Die Schweizer Mitglieder von «Blood and Honour», einem internationalen, militanten Musiknetzwerk, das in den 1980er-Jahren in England gegründet wurde, sind ebenfalls mit der PNOS vernetzt. Ihr Name ist dem Motto der Hitlerjugend «Blut und Ehre» entlehnt. In mehreren Ländern, darunter Deutschland, ist das Netzwerk offiziell verboten.

Rechte Propaganda

Die extreme Gesinnung einiger Teilnehmenden war in der Rhetorik auf Transparenten und in Lautsprecherdurchsagen klar erkennbar. Die «Rote Linie», die auf dem Fronttransparent zu lesen war und auch den Demoaufruf zierte, stammt aus dem Propagandasprech der rechtsextremen «Identitären Bewegung», die den gewaltsamen Widerstand gegen demokratische Regeln fordert.

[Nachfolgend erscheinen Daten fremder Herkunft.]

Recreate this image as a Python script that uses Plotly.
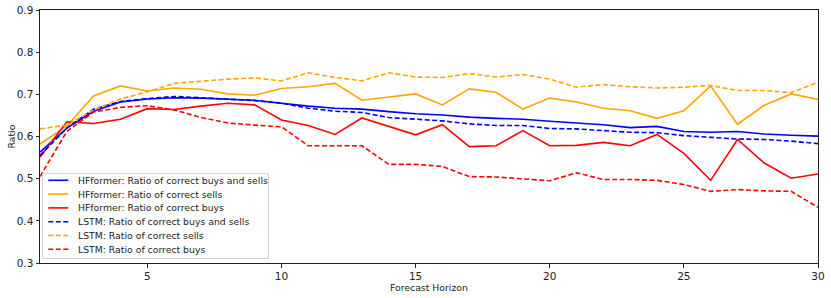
import plotly.graph_objects as go

horizon = list(range(1, 31))

hf_buys_sells = [0.563, 0.620, 0.660, 0.682, 0.689, 0.692, 0.691, 0.689, 0.686, 0.679,
                 0.672, 0.667, 0.665, 0.659, 0.654, 0.651, 0.646, 0.643, 0.641, 0.636,
                 0.632, 0.628, 0.621, 0.624, 0.612, 0.610, 0.612, 0.606, 0.603, 0.601]
hf_sells = [0.582, 0.625, 0.696, 0.720, 0.708, 0.715, 0.712, 0.701, 0.698, 0.714,
            0.718, 0.726, 0.686, 0.694, 0.701, 0.675, 0.713, 0.705, 0.665, 0.691,
            0.682, 0.667, 0.661, 0.643, 0.661, 0.720, 0.629, 0.674, 0.701, 0.688]
hf_buys = [0.551, 0.635, 0.631, 0.641, 0.666, 0.664, 0.672, 0.679, 0.675, 0.639,
           0.626, 0.605, 0.644, 0.624, 0.604, 0.628, 0.576, 0.578, 0.614, 0.578,
           0.579, 0.586, 0.578, 0.605, 0.560, 0.496, 0.593, 0.537, 0.501, 0.511]
lstm_buys_sells = [0.555, 0.620, 0.665, 0.683, 0.690, 0.695, 0.692, 0.689, 0.685, 0.679,
                   0.667, 0.660, 0.657, 0.645, 0.641, 0.637, 0.630, 0.626, 0.626, 0.619,
                   0.618, 0.614, 0.610, 0.609, 0.602, 0.598, 0.594, 0.593, 0.589, 0.583]
lstm_sells = [0.618, 0.627, 0.663, 0.689, 0.706, 0.726, 0.731, 0.736, 0.739, 0.732,
              0.751, 0.740, 0.732, 0.751, 0.741, 0.740, 0.749, 0.741, 0.747, 0.736,
              0.717, 0.723, 0.718, 0.715, 0.717, 0.721, 0.709, 0.709, 0.704, 0.729]
lstm_buys = [0.505, 0.612, 0.658, 0.669, 0.673, 0.663, 0.645, 0.632, 0.627, 0.623,
             0.578, 0.578, 0.578, 0.534, 0.534, 0.529, 0.505, 0.504, 0.499, 0.495,
             0.514, 0.498, 0.498, 0.496, 0.486, 0.470, 0.474, 0.471, 0.470, 0.432]

x_ticks = [5, 10, 15, 20, 25, 30]
y_ticks = [0.3, 0.4, 0.5, 0.6, 0.7, 0.8, 0.9]

series = [
    ("HFformer: Ratio of correct buys and sells", hf_buys_sells, "#0000ff", "solid"),
    ("HFformer: Ratio of correct sells", hf_sells, "#ffa500", "solid"),
    ("HFformer: Ratio of correct buys", hf_buys, "#ff0000", "solid"),
    ("LSTM: Ratio of correct buys and sells", lstm_buys_sells, "#0000ff", "5px,2.5px"),
    ("LSTM: Ratio of correct sells", lstm_sells, "#ffa500", "5px,2.5px"),
    ("LSTM: Ratio of correct buys", lstm_buys, "#ff0000", "5px,2.5px"),
]

W, H = 831, 298
ML, MR, MT, MB = 40, 13, 10, 35
PW, PH = W - ML - MR, H - MT - MB


def px_x(p):
    return (p - ML) / PW


def px_y(p):
    return (H - MB - p) / PH


fig = go.Figure()
shapes = []
annotations = []

# custom legend (matplotlib-like compact layout)
shapes.append(dict(type="rect", xref="paper", yref="paper",
                   x0=px_x(42.5), x1=px_x(268.5), y0=px_y(258.3), y1=px_y(173.7),
                   line=dict(color="#d0d0d0", width=1), fillcolor="rgba(255,255,255,0.85)",
                   layer="above"))

for i, (name, vals, color, dash) in enumerate(series):
    fig.add_trace(go.Scatter(x=horizon, y=vals, mode="lines", name=name, showlegend=False,
                             line=dict(color=color, width=1.6, dash=dash)))
    yc = 180.3 + i * 13.8
    shapes.append(dict(type="line", xref="paper", yref="paper",
                       x0=px_x(48.3), x1=px_x(68.3), y0=px_y(yc), y1=px_y(yc),
                       line=dict(color=color, width=1.6, dash=dash), layer="above"))
    annotations.append(dict(text=name, xref="paper", yref="paper", x=px_x(75.5), y=px_y(yc),
                            xanchor="left", yanchor="middle", showarrow=False,
                            font=dict(size=9.3, color="#222")))

annotations.append(dict(text="Ratio", xref="paper", yref="paper", x=px_x(11), y=0.5,
                        xanchor="center", yanchor="middle", textangle=-90, showarrow=False,
                        font=dict(size=9.3, color="#222")))
annotations.append(dict(text="Forecast Horizon", xref="paper", yref="paper", x=0.5,
                        y=px_y(287.5), xanchor="center", yanchor="middle", showarrow=False,
                        font=dict(size=9.3, color="#222")))

fig.update_layout(
    width=W, height=H,
    margin=dict(l=ML, r=MR, t=MT, b=MB),
    paper_bgcolor="white", plot_bgcolor="white",
    font=dict(family="DejaVu Sans", size=10, color="#222"),
    showlegend=False,
    shapes=shapes, annotations=annotations,
)
fig.update_xaxes(range=[1, 30], tickvals=x_ticks, showgrid=False, automargin=False,
                 zeroline=False, showline=True, linecolor="#222", linewidth=1, mirror=True,
                 ticks="outside", ticklen=3.5, tickcolor="#222",
                 tickfont=dict(size=10.5, color="#222"))
fig.update_yaxes(range=[0.3, 0.9], tickvals=y_ticks, tickformat=".1f", showgrid=False,
                 automargin=False,
                 zeroline=False, showline=True, linecolor="#222", linewidth=1, mirror=True,
                 ticks="outside", ticklen=3.5, tickcolor="#222",
                 tickfont=dict(size=10.5, color="#222"))

fig.write_html("out.html", config={"displayModeBar": False},
               post_script="document.body.style.margin='0';document.body.style.padding='0';")
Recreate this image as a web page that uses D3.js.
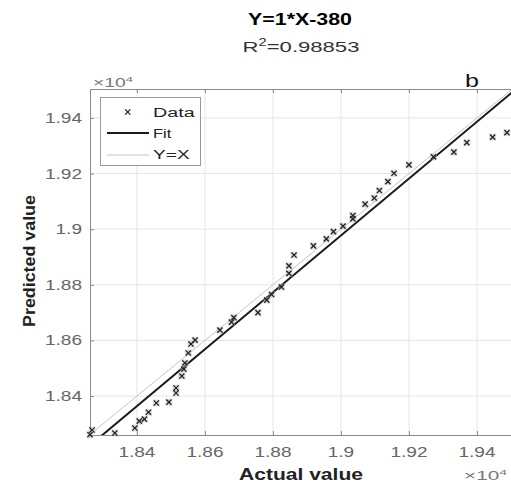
<!DOCTYPE html>
<html><head><meta charset="utf-8">
<script src="https://cdn.jsdelivr.net/npm/d3@7"></script>
<style>body{margin:0;background:#fff}svg{display:block}text{font-family:"Liberation Sans",Arial,sans-serif}</style>
</head><body>
<svg id="chart" width="511" height="488"></svg>
<script>
// ---- data (raw units; axes shown as value ×10^4) ----
const actual = [18262,18268,18335,18394,18407,18422,18434,18457,18494,18515,18515,18532,18538,18541,18551,18559,18571,18644,18678,18685,18756,18782,18796,18825,18847,18847,18862,18919,18957,18978,19006,19035,19035,19071,19098,19113,19138,19156,19200,19272,19332,19370,19446,19488];
const predicted = [18261,18278,18267,18285,18310,18317,18342,18375,18378,18411,18429,18472,18497,18519,18555,18587,18601,18637,18666,18682,18700,18745,18765,18792,18841,18868,18907,18940,18965,18991,19011,19037,19049,19090,19112,19139,19171,19201,19231,19260,19277,19311,19331,19347];
const fitSlope = 1.0226, fitIntercept = -452;
const tickValues = [18400,18600,18800,19000,19200,19400];
const tickLabels = ["1.84","1.86","1.88","1.9","1.92","1.94"];
const legendLabels = ["Data","Fit","Y=X"];
const titleText = "Y=1*X-380";
const r2Text = "0.98853";
const xLabel = "Actual value", yLabel = "Predicted value";
const xDomain = [18262,19500], yDomain = [18260,19504];

const svg = d3.select("#chart");
const L = 90, T = 89, R = 511, B = 435;
const x = d3.scaleLinear().domain(xDomain).range([L, R]);
const y = d3.scaleLinear().domain(yDomain).range([B, T]);

function addText(parent, str, px, py, opts){
  const g = parent.append("g");
  const t = g.append("text").text(str)
    .attr("font-size", opts.size).attr("fill", opts.fill || "#000")
    .attr("font-weight", opts.bold ? "bold" : "normal")
    .attr("text-anchor", opts.anchor || "start");
  const sx = opts.width ? opts.width / t.node().getComputedTextLength() : (opts.sx || 1);
  g.attr("transform", `translate(${px},${py})` + (opts.rotate ? ` rotate(${opts.rotate})` : "") + ` scale(${sx},1)`);
  return t;
}

// gridlines
svg.append("g").selectAll("line").data(tickValues).join("line")
  .attr("x1", d => x(d)).attr("x2", d => x(d)).attr("y1", T).attr("y2", B)
  .attr("stroke", "#e6e6e6").attr("stroke-width", 1);
svg.append("g").selectAll("line").data(tickValues).join("line")
  .attr("y1", d => y(d)).attr("y2", d => y(d)).attr("x1", L).attr("x2", R)
  .attr("stroke", "#e6e6e6").attr("stroke-width", 1);

// axes via d3 axis (inward ticks)
const axB = svg.append("g").attr("transform", `translate(0,${B})`)
  .call(d3.axisBottom(x).tickValues(tickValues).tickSizeInner(-4).tickSizeOuter(0).tickFormat(""));
const axT = svg.append("g").attr("transform", `translate(0,${T})`)
  .call(d3.axisTop(x).tickValues(tickValues).tickSizeInner(-4).tickSizeOuter(0).tickFormat(""));
const axL = svg.append("g").attr("transform", `translate(${L},0)`)
  .call(d3.axisLeft(y).tickValues(tickValues).tickSizeInner(-4).tickSizeOuter(0).tickFormat(""));
[axB, axT, axL].forEach(a => {
  a.selectAll("path").attr("stroke", "#8a8a8a");
  a.selectAll("line").attr("stroke", "#8a8a8a");
});

// tick labels
tickValues.forEach((v, i) => {
  addText(svg, tickLabels[i], x(v), 457, {size: 14, fill: "#666", anchor: "middle", sx: 1.36});
  addText(svg, tickLabels[i], 82, y(v) + 5, {size: 14, fill: "#666", anchor: "end", sx: 1.36});
});

// clip
svg.append("defs").append("clipPath").attr("id", "clip")
  .append("rect").attr("x", L).attr("y", T).attr("width", R - L).attr("height", B - T);
const plot = svg.append("g").attr("clip-path", "url(#clip)");

// Y=X line
plot.append("line")
  .attr("x1", x(18000)).attr("y1", y(18000)).attr("x2", x(20000)).attr("y2", y(20000))
  .attr("stroke", "#c4c4c4").attr("stroke-width", 1);
// fit line
plot.append("line")
  .attr("x1", x(18000)).attr("y1", y(fitSlope * 18000 + fitIntercept))
  .attr("x2", x(20000)).attr("y2", y(fitSlope * 20000 + fitIntercept))
  .attr("stroke", "#1a1a1a").attr("stroke-width", 2);

// data markers
const pts = actual.map((a, i) => [a, predicted[i]]);
const ms = 2.6;
const mk = svg.append("g");
mk.selectAll("rect").data(pts).join("rect")
  .attr("x", d => x(d[0]) - 3.5).attr("y", d => y(d[1]) - 3.5).attr("width", 7).attr("height", 7)
  .attr("fill", "#bbb").attr("opacity", 0.45);
mk.selectAll("path").data(pts).join("path")
  .attr("d", d => { const px = x(d[0]), py = y(d[1]);
    return `M${px-ms},${py-ms}L${px+ms},${py+ms}M${px-ms},${py+ms}L${px+ms},${py-ms}`; })
  .attr("stroke", "#222").attr("stroke-width", 1.3).attr("fill", "none");

// legend
const lg = svg.append("g");
lg.append("rect").attr("x", 100.5).attr("y", 97.5).attr("width", 100).attr("height", 68)
  .attr("fill", "#fff").attr("stroke", "#9a9a9a").attr("stroke-width", 1);
lg.append("path").attr("d", `M${127.7-ms},${112-ms}L${127.7+ms},${112+ms}M${127.7-ms},${112+ms}L${127.7+ms},${112-ms}`)
  .attr("stroke", "#222").attr("stroke-width", 1.3);
lg.append("line").attr("x1", 107).attr("x2", 149).attr("y1", 133).attr("y2", 133)
  .attr("stroke", "#1a1a1a").attr("stroke-width", 2);
lg.append("line").attr("x1", 107).attr("x2", 149).attr("y1", 155).attr("y2", 155)
  .attr("stroke", "#c4c4c4").attr("stroke-width", 1);
const lgW = [41.7, 18.3, 36.7], lgY = [117, 137.5, 159];
legendLabels.forEach((s, i) => addText(lg, s, 153, lgY[i], {size: 12.5, fill: "#222", width: lgW[i]}));

// titles
addText(svg, titleText, 300, 25, {size: 17, bold: true, anchor: "middle", width: 104});
{
  const g = svg.append("g");
  const t = g.append("text").attr("font-size", 15).attr("fill", "#333").attr("text-anchor", "middle");
  t.append("tspan").text("R");
  t.append("tspan").text("2").attr("font-size", 10).attr("dy", -6);
  t.append("tspan").text("=" + r2Text).attr("dy", 6);
  const sx = 117 / t.node().getComputedTextLength();
  g.attr("transform", `translate(301,52) scale(${sx},1)`);
}
addText(svg, "b", 465, 87, {size: 19, fill: "#111", width: 14});

// x10^4 exponents
function expo(px, py, w){
  const g = svg.append("g");
  const t = g.append("text").attr("font-size", 12).attr("fill", "#777");
  t.append("tspan").text("×10");
  t.append("tspan").text("4").attr("font-size", 8).attr("dy", -5);
  const sx = w / t.node().getComputedTextLength();
  g.attr("transform", `translate(${px},${py}) scale(${sx},1)`);
}
expo(93, 87, 40);
expo(464, 480, 43);

// axis labels
addText(svg, xLabel, 301, 480, {size: 16, bold: true, fill: "#222", anchor: "middle", width: 124});
addText(svg, yLabel, 35, 261, {size: 16, bold: true, fill: "#222", anchor: "middle", rotate: -90, width: 132});
</script>
</body></html>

Und an Regeln halten wollten sich die Teilnehmenden mit der Demonstration offenbar nicht, wie Telegram-Chats zeigen: Dass die Demo im Vorfeld «unbewilligt» war, darauf sind die Organisatoren stolz.

In den Lautsprecherdurchsagen war Kriegsrhetorik das Programm: «Bereitet euch auf einen Krieg vor, kein Land wird davon verschont bleiben.» Man solle sich organisieren, Widerstand leisten, sich nicht unterdrücken lassen. «Verbündet euch gegen eines der grössten Verbrechen an der Menschheit», appellierte die Stimme.

Auf weiteren Transparenten wurde deutlich, gegen wen in diesem Krieg gekämpft werden muss: «Gott, befreie unser Vaterland aus den Fängen der Kapital-Elite!», hiess es dort, umsäumt von der Schweizerfahne. Die «Kapital-Elite» ist in der rechten Szene oft eine Chiffre für Juden.

Etwas Gegenwind erlebten die Demonstrantinnen, als Unbekannte aus einem Fenster Wasser und Eier auf den Demonstrationszug warfen. Daneben hinterliess der Marsch jedoch weitere Spuren. Massnahmengegner verteilten hunderte von Aufklebern in der Stadt, auf denen «Kein Sex mit Geimpften», «Zerti-fick-dich» und ähnliches zu lesen ist.